En el presente, la tecnología de Gran Terror era tan barata que las sectas y las pequeñas bandas de delincuentes podían adquirirla. Keiko Mitsuri era la gran experta en esa cuestión. A pesar de que su trabajo quedaba oculto por tapaderas y mentiras, Keiko había salvado a millones de personas.

La carrera de la Reina Roja continuaba. En su inocencia, la maravillosa creatividad de la humanidad seguía generando consecuencias inesperadas. Había docenas de líneas de investigación que podían llegar a poner armas de destrucción masiva en manos de cualquiera que se hubiese levantado con mal pie.

Alfred pagó con un gesto de la mano y se acercó al cañón más próximo. Se apoyó en el metal cálido, mirando la neblina azul del Mediterráneo e imaginando una época menos complicada.

Pobre Günberk. Lo había entendido todo completamente al revés. Una TQC eficaz no sería el fin. En las manos adecuadas, la tecnología TQC resolvería la paradoja moderna: se aprovecharía la creatividad humana sin destruir el mundo para hacerlo. Más aún, era la única esperanza de que la humanidad sobreviviera al siglo XXI. Y en San Diego estoy tan cerca del éxito. Tres años antes había insinuado el proyecto a los laboratorios biológicos. El gran avance se había producido hacía menos de uno. Su prueba durante el partido de fútbol había demostrado la eficacia del sistema de dispersión. Al cabo de un año más o menos habría desarrollado controles semánticos de alto nivel. Con eso podría controlar por completo a los más cercanos a él y, lo más importante, sería capaz de contagiar la nueva infección a poblaciones enteras y de organizar unas cuantas videotransmisiones de alcance universal. Luego tendría el control. Por primera vez habría un adulto supervisando el mundo.

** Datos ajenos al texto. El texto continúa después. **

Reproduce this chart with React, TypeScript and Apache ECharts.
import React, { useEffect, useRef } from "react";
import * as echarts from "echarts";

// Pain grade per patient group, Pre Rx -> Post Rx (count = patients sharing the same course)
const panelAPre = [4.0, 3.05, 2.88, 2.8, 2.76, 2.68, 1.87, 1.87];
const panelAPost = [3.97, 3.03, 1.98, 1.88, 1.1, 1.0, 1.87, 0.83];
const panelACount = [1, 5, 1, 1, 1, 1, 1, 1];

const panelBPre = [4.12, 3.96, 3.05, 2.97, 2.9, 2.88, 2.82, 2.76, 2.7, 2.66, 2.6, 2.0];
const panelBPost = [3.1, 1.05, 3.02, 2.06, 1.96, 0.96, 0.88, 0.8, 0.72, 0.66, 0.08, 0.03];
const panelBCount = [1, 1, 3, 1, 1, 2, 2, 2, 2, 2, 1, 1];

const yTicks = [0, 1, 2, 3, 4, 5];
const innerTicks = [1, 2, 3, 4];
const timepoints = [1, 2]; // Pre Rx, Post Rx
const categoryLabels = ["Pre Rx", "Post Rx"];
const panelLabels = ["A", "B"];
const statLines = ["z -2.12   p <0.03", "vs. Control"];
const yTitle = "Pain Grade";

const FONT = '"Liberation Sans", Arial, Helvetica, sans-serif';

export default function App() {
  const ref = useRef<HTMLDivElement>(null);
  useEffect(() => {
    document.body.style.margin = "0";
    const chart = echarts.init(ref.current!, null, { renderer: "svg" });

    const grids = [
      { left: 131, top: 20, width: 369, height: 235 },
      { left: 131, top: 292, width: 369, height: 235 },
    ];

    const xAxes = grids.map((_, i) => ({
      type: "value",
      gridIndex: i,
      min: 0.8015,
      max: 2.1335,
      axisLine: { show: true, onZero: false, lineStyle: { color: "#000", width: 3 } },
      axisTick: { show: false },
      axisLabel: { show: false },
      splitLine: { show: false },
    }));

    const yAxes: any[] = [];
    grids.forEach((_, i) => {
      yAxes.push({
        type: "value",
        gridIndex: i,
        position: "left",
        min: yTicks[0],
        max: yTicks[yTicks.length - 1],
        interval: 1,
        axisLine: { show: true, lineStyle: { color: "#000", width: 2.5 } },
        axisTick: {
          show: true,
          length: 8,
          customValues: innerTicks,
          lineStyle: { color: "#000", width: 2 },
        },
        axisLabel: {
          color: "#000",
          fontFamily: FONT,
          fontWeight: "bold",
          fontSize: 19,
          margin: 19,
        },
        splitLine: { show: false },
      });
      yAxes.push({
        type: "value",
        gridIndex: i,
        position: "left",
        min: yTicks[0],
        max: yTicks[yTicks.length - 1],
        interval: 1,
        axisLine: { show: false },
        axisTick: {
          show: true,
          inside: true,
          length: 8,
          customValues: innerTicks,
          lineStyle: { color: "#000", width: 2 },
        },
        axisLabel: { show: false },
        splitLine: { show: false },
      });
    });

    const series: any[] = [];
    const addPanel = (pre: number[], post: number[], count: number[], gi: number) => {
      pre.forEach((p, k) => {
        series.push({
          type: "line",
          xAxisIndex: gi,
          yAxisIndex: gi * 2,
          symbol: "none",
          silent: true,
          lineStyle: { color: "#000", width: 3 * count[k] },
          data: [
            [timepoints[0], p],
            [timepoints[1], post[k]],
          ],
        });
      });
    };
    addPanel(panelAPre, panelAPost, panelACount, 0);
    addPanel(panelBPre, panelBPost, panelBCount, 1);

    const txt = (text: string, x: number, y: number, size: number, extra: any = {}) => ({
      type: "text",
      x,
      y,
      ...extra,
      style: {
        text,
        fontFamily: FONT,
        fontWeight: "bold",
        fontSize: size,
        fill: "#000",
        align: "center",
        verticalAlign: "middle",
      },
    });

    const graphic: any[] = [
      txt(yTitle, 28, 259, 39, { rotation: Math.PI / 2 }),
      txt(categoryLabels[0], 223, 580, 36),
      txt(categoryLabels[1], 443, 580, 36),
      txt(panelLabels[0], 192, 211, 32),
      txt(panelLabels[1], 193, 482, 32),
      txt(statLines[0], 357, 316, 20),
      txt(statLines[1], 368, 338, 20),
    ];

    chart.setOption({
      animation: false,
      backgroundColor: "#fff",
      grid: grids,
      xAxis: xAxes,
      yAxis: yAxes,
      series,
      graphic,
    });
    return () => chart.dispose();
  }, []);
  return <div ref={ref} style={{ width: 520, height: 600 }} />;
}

Ése era el plan, pero un golpe de increíble mala suerte lo hacía peligrar. Debería ver el lado positivo del asunto; ¡Günberk ha recurrido a mí par a resolver el problema! Alfred había invertido mucho esfuerzo en encontrar al «señor Conejo». Estaba claro que el tipo no tenía experiencia y que era el idiota pagado de sí mismo que creía Günberk. Los éxitos de Conejo eran apenas lo suficientemente destacados para considerarlo aceptable. Podían controlar a Conejo. Yo puedo controlar a Conejo. Desde dentro de los laboratorios, Alfred daría a Conejo la información falsa adecuada. Al final, ni Conejo ni los colegas de Alfred en la Alianza Indoeuropea se darían cuenta de que les habían engañado. Y luego, Alfred podría seguir adelante con lo que consideraba la mejor oportunidad, y la última, de salvar al mundo.

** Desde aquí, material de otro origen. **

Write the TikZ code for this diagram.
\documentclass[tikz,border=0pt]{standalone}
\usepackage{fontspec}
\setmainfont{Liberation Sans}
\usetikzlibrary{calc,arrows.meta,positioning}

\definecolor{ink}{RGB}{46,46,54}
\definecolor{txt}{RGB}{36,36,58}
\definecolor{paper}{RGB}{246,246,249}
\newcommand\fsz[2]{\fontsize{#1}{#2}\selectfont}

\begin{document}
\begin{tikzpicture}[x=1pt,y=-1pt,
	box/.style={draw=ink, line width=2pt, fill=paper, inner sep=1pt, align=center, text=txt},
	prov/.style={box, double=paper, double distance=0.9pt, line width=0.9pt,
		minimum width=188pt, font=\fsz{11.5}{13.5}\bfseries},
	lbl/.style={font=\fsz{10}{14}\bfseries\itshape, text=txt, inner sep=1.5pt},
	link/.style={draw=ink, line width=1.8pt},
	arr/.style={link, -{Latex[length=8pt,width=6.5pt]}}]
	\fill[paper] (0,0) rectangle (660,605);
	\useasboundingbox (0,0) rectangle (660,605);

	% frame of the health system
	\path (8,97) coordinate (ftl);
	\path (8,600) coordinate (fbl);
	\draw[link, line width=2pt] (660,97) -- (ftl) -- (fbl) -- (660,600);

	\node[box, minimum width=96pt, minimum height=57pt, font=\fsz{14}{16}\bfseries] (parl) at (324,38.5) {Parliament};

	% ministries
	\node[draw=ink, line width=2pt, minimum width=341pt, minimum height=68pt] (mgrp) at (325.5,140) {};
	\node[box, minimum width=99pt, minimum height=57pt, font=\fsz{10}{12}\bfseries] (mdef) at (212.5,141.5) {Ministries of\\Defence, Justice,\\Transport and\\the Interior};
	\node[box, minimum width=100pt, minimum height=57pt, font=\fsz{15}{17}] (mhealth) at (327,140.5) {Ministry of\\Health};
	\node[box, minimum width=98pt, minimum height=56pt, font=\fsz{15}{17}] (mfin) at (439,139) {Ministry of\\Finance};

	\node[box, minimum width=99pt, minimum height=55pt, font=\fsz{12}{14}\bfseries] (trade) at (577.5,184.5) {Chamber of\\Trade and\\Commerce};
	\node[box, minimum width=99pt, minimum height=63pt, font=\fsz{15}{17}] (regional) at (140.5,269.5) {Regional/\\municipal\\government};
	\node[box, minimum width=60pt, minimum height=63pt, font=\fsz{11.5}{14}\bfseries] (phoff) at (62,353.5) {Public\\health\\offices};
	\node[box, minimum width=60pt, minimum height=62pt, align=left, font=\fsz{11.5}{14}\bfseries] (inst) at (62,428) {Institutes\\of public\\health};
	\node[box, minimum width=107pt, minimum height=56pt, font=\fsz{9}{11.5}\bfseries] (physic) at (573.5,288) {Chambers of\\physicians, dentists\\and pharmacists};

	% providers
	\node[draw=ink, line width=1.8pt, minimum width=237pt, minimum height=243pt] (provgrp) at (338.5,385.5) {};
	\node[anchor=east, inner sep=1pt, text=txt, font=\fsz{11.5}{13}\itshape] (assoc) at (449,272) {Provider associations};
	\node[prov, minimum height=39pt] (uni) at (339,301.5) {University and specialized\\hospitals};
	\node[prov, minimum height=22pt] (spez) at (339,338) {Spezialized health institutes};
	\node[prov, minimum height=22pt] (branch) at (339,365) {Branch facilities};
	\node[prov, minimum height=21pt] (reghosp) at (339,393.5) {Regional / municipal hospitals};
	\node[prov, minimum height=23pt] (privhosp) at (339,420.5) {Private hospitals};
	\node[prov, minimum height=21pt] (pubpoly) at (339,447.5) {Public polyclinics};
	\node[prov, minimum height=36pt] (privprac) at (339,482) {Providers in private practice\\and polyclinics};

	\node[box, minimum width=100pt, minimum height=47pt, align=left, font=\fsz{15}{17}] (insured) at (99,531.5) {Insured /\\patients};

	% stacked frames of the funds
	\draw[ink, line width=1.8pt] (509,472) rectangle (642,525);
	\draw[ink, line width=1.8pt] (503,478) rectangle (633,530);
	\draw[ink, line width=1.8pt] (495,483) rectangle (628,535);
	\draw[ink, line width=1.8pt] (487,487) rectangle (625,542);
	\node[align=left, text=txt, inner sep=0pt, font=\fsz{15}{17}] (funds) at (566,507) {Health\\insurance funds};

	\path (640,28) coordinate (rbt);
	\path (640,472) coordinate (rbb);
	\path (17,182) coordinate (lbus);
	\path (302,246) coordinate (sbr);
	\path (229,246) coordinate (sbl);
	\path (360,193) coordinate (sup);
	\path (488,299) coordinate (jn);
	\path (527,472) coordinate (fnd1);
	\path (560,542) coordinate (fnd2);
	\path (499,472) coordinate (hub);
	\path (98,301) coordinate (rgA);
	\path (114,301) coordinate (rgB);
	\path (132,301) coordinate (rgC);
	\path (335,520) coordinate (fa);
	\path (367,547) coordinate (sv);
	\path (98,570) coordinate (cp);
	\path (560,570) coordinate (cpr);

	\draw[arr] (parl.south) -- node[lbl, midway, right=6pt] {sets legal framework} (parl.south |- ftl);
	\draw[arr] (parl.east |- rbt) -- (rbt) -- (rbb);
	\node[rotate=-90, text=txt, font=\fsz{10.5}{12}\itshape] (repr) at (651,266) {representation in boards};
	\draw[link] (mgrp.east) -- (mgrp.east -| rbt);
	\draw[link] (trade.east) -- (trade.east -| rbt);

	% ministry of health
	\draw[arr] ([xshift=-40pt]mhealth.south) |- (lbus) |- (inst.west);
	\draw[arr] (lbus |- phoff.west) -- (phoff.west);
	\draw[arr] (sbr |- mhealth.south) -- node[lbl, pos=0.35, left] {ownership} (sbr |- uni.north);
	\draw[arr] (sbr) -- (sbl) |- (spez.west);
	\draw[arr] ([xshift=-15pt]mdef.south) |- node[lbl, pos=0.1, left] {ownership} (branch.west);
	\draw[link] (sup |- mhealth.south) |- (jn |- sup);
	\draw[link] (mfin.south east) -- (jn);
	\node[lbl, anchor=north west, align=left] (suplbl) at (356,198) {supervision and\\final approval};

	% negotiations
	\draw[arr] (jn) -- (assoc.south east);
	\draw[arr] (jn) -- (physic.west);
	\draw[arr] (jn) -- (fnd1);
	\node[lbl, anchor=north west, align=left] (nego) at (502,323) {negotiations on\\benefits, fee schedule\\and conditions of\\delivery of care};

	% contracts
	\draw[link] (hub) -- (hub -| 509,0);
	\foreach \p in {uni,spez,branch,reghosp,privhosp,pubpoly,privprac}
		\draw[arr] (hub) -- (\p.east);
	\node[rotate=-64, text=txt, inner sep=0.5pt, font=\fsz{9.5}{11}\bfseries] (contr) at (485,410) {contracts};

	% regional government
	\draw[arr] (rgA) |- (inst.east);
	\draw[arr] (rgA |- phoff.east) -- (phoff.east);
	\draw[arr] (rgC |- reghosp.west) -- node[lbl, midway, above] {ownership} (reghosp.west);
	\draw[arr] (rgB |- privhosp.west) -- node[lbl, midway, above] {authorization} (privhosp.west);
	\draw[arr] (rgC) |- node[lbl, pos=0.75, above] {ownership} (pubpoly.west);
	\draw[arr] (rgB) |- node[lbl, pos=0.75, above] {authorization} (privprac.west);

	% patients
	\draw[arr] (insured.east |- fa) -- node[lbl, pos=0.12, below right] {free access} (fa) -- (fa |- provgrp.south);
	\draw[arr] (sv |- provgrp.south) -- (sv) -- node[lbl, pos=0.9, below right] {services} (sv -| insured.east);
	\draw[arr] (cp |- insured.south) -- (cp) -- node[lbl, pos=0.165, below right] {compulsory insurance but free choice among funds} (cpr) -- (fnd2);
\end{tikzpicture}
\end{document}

Subió a la torreta y admiró los acabados. La Comisión de Turismo de Barcelona había invertido un buen dinero en ja reconstrucción de aquellos artefactos. Si la representación de la batalla de esa noche encajaba con la realidad física, resultaría impresionante. Echó un vistazo a su programa de Mumbai… y decidió quedarse unas horas más en Barcelona.